В продолжение всего этого разговора он ходил по комнате. Но тут он вдруг остановился, подошёл ко мне и, слабо и жалко улыбаясь, в упор глядя на меня, многозначительно и резко провёл рукой себе по горлу, слегка высунув язык, и сказал: – Вот наша участь… – Не понимаю, – проговорил я в недоумении. – Всё не понимаете? – спросил он. – Я говорю, нам будет отпущено столько воздуха, сколько требуется для человеческого тела…. для повешенного… Теперь понимаете?… Да, нас ждёт виселица… И мне и вообще нам, нам нельзя уехать. Но вам, милый Георгий Александрович, вам следует уехать, и как можно скорее расстаться с нами… мы обречены и должны тянуть до последней возможности… Ведь, конечно, наша попытка окончится провалом, и нас ждёт суровая расправа… Это Немезида…. Мы заварили кашу и нам же следует её расхлёбывать… А вы имеете право избежать этой расправы… уезжайте….
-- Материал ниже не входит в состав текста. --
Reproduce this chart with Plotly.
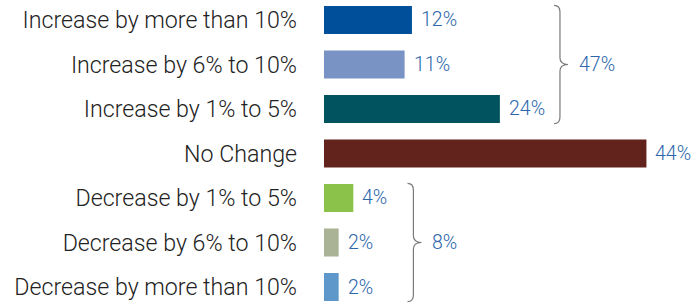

И примерно через год, уже в Москве, тот же мой товарищи, занимавший ещё более высокий пост, опять возвратился к этой теме и снова стал уговаривать меня воспользоваться случаем и отойти от советского правительства, чтобы не делить с ним его участи… И он снова повторил свою метафору о «количестве воздуха»… Разговор этот происходил в Москве в то время, когда Деникин, успешно наступая, был уже под Тулой, и когда все советские деятели от великих до малых трепетали и, не скрывая своей паники, говорили о расстрелах и виселицах. – Автор.)…

Я говорю о покушении на жизнь Ленина… Известие это пришло к нам поздно вечером по телеграфу. Я живо помню, как это было. Я спускался из своего помещения, чтобы пойти к прямому проводу. Навстречу мне попалось несколько совершенно растерянных сотрудников.

– Георгий Александрович, – сказал один из них, – вы знаете… Ленин или убит или тяжело ранен…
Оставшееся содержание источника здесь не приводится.